The federal government has just bailed out Florida’s embattled legislature by giving them more Low Income Pool (LIP) dollars to pay for health care, essentially giving them the funds they need to come to a state budget agreement in the upcoming special session.
As many already know, the more conservative Florida House, who has held strong with their opposition to Medicaid expansion, shut down budget negotiations after the more moderate Florida Senate would not budge from supporting the Medicaid expansion.
Florida House Speaker Steve Crisafulli (R-Merritt Island) welcomes the LIP dollars, which he agrees will help lawmakers “finish the budget.”
The Florida Senate, who has been pressing the Florida House to go along with their efforts to expand Medicaid under Obamacare, will surely take this LIP money and run, saving them from anymore negative public scrutiny over their embrace of the dreaded Obamacare law.
Senate President Andy Gardiner—who is front-and-center supporting the Medicaid expansion and who also works for an Orlando Hospital that will benefit from the Medicaid expansion—wrote a letter to all of his Senate colleagues:
This morning we received a copy of a letter from Centers for Medicare and Medicaid Services (CMS) offering preliminary feedback regarding the amount of LIP funding Florida can expect to receive for the 2015-16 fiscal year.
The letter is attached for your reference. In summary, CMS has outlined a step back to the traditional (pre-2014) level of LIP funding. This $1 billion in total LIP spending authority represents less than half of the current year authority of $2.2 billion. Additionally, CMS believes allowing this level for the 2015-16 fiscal year will help Florida transition to a base level of $600 million in subsequent years.
This news brings certainty to what we have known for over a year – the LIP program is changing and Florida needs a new way to address uncompensated care.
Throughout the 2015 Regular Session, the Senate used a conservative approach to budgeting, setting aside funding to prepare for a decline in LIP. These additional state dollars allow Florida to mitigate the loss of LIP funding in the short term. However, as explained by our state economist Amy Baker, using state dollars to replace federal funding forces us to supplant other priorities and damages our economy.
It remains clear that a sustainable long-term solution is needed. As you are aware, the Senate has proposed a Florida solution that will promote the well-being of our constituents and protect the fiscal health of our state.
While the letter from CMS outlines a number of policy alternatives, none of these options will allow Florida to maximize both state and federal taxpayer dollars in a more effective manner than by reducing the number of uninsured Floridians seeking basic health care in hospital emergency rooms. Clearly, a conservative free-market expansion of health care coverage is the most fiscally responsible approach.

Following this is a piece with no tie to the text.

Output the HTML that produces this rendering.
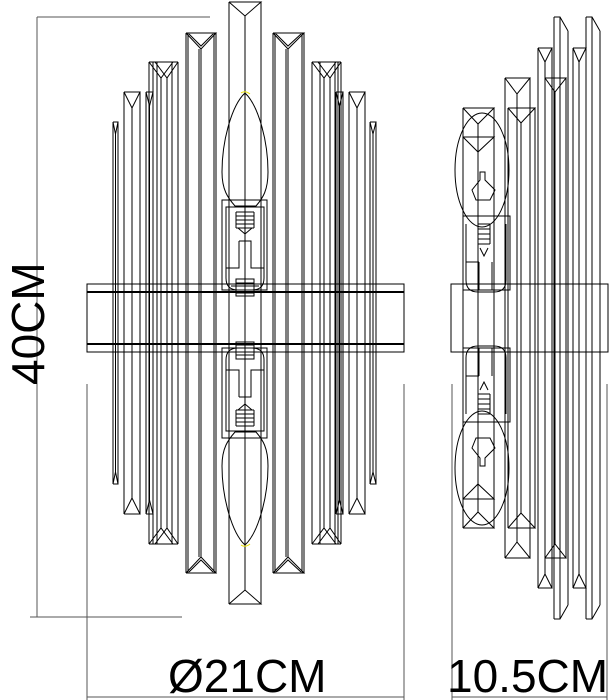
<!DOCTYPE html>
<html><head><meta charset="utf-8"><style>
html,body{margin:0;padding:0;background:#fff;}
svg{display:block;}
text{font-family:"Liberation Sans",Arial,sans-serif;fill:#000;}
</style></head><body>
<svg width="610" height="700" viewBox="0 0 610 700" xmlns="http://www.w3.org/2000/svg">
<defs>
<g id="frods" fill="none" stroke="#000" stroke-width="1">
  <!-- center rod -->
  <path d="M229 2V303M261 2V303M229 2H261L245 16L229 2M245 16V303"/>
  <!-- 186-216 -->
  <path d="M186 33V303M216 33V303M188 33V303M214 33V303M186 33H216L201 49L186 33M189 34L201 46L213 34M201 49V303M199 49V303"/>
  <path d="M273 33V303M304 33V303M275 33V303M302 33V303M273 33H304L288 49L273 33M276 34L288 46L301 34M288 49V303M286 49V303"/>
  <!-- 149-178 group -->
  <path d="M149 62V303M178 62V303M149 62H178M149 62L161 78L173 62M155 62L167 78L178 62M161 78V303M167 78V303M157 62V303M172 62V303M153 62V303"/>
  <path d="M312 62V303M341 62V303M312 62H341M312 62L324 78L336 62M318 62L330 78L341 62M324 78V303M330 78V303M320 62V303M335 62V303M338 62V303"/>
  <!-- 124-140 -->
  <path d="M124 92V303M140 92V303M124 92H140L132 108L124 92M132 108V303"/>
  <path d="M349 92V303M365 92V303M349 92H365L357 108L349 92M357 108V303"/>
  <path d="M146 92V303M153 92V303M146 92H153L149.5 106L146 92M149.5 106V303"/>
  <path d="M336 92V303M343 92V303M336 92H343L339.5 106L336 92M339.5 106V303"/>
  <!-- thin -->
  <path d="M113 122V303M118 122V303M113 122H118L115.5 134L113 122M115.5 134V303"/>
  <path d="M370 122V303M376 122V303M370 122H376L373 134L370 122M373 134V303"/>
</g>
<g id="fbulb" fill="none" stroke="#000" stroke-width="1">
  <path d="M245 93C232 105 222 140 222 172C222 190 228 198 235 206L256 206C263 198 268 190 268 172C268 140 258 105 245 93Z"/>
  <path d="M241 93Q245 90 250 94" stroke="#e8e000"/>
  <rect x="222" y="200" width="45" height="90"/>
  <path d="M226 207V278Q226 290 238 290H252Q264 290 264 278V207Z"/>
  <path d="M236 212H254M236 216H254M236 220H254M236 224H254M236 228H254M238 228L245 234L252 228M236 212V228M254 212V228"/>
  <path d="M239 241H251V268H264M239 241V268H226"/>
  <rect x="236" y="279" width="18" height="17"/>
  <path d="M231 286H259M236 283H254M236 290H254M236 293H254"/>
</g>
<g id="srods" fill="none" stroke="#000" stroke-width="1">
  <path d="M463 108V318M494 108V318M463 108H494L478 124L463 108M478 124V318"/>
  <path d="M463 137H494L478 152L463 137"/>
  <path d="M505 78V318M530 78V318M505 78H530L517 94L505 78M517 94V318"/>
  <path d="M508 108V318M535 108V318M508 108H535L521 123L508 108M521 123V318"/>
  <path d="M538 48V318M552 48V318M538 48H552L545 62L538 48M545 62V318"/>
  <path d="M545 78V318M566 78V318M545 78H566L555 92L545 78M555 92V318"/>
  <path d="M554 17V318M560 17V318M568 31V318M554 17H560L568 31"/>
  <path d="M573 48V318M586 48V318M573 48H586L579 62L573 48M579 62V318"/>
  <path d="M586 17V318M592 17V318M600 31V318M586 17H592L600 31"/>
</g>
<g id="sbulb" fill="none" stroke="#000" stroke-width="1">
  <ellipse cx="482" cy="170" rx="27" ry="57"/>
  <rect x="463" y="216" width="47" height="74"/>
  <path d="M466 224V280Q466 292 478 292H494Q506 292 506 280V224"/>
  <path d="M476 200H490L495 190L485 180V172H480V180L472 190Z"/>
  <path d="M478 224H490M478 229H490M478 234H490M478 239H490M478 244H490M478 224V244M490 224V244M480 248L484 256L488 248"/>
  <path d="M479 262V290M492 262V290M466 262H479"/>
</g>
</defs>

<use href="#frods"/>
<use href="#frods" transform="translate(0,606) scale(1,-1)"/>
<use href="#fbulb"/>
<use href="#fbulb" transform="translate(0,638) scale(1,-1)"/>
<use href="#srods"/>
<use href="#srods" transform="translate(0,636) scale(1,-1)"/>
<use href="#sbulb"/>
<use href="#sbulb" transform="translate(0,638) scale(1,-1)"/>

<!-- front bar -->
<g fill="none" stroke="#000">
  <rect x="87" y="284" width="317" height="68" stroke-width="1"/>
  <line x1="87" y1="292" x2="404" y2="292" stroke-width="2"/>
  <line x1="87" y1="344" x2="404" y2="344" stroke-width="2"/>
  <rect x="451" y="284" width="157" height="68" stroke-width="1"/>
</g>

<!-- dimensions -->
<g stroke="#555" stroke-width="1" fill="none">
  <line x1="37" y1="17" x2="37" y2="617"/>
  <line x1="37" y1="17" x2="210" y2="17"/>
  <line x1="30" y1="617" x2="182" y2="617"/>
  <line x1="87" y1="384" x2="87" y2="700"/>
  <line x1="404" y1="384" x2="404" y2="700"/>
  <line x1="452" y1="384" x2="452" y2="700"/>
  <line x1="607" y1="384" x2="607" y2="700"/>
  <line x1="87" y1="697" x2="404" y2="697"/>
  <line x1="452" y1="697" x2="607" y2="697"/>
</g>
<text x="0" y="0" font-size="46" transform="translate(44,385) rotate(-90)">40CM</text>
<text x="168" y="692" font-size="46">Ø21CM</text>
<text x="447" y="692" font-size="46">10.5CM</text>
</svg>
</body></html>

While we may not agree with every policy decision that comes from the federal government, I do agree that coverage, rather than backend supplemental payments, is a better investment for our taxpayers. With today’s direction from the federal government, we will continue to work towards a responsible long-term Florida solution. Special Session will give us the opportunity to address health care within the context of our budget. I look forward to seeing you on June 1.
Basically, what has just happened is that the Florida legislature just received a one-year health care bailout and will have to address this problem next year.
This is “kick the can down the road” politics at its finest.
State Senator Kelli Stargel (R-Lakeland), who supports taking federal Medicaid expansion dollars, seems to agree that the Florida legislature just “punted” the Medicaid expansion football into next year, saying that a very serious “conversation” needs to be had to address this health care-covering problem that “does not seem to go away”:
I am opposed to taking Medicaid dollars in a way that has a lot strings. I am very support of having a conversation, because the problem does not go away, whether we do the fixed program the Senate has proposed, or whether we do not make any proposal, we need to have a conversation.
If we are not going to do any kind of a combo fix or otherwise, we still have the people in the state of Florida who fall where they can’t afford health insurance, yet are too poor to be on Medicaid, or they are not getting health insurance. That problem exists.
Stargel went on to add that she firmly believes that federal dollars are taxpayer dollars being held hostage:
These are my dollars, these are your dollars, these are Florida dollars. It is almost like a hostage negotiation, ‘what do I have to do to get my own dollars back here, and is it worth it, and am I going to do it, that’s really the bigger discussion.
I do not want to hamstring Florida in a way that it is not sustainable. I would love Florida to be autonomous from the federal government and I rather have a situation where our dollars didn’t have to go there to begin with, or was very clear what happened.
We don’t have that situation now. I don’t think the fix is clear.
The fix still requires us to make some expansions. Now, the fix is better. The fix does say you have to have a job. And the fix does say that you have to be in school.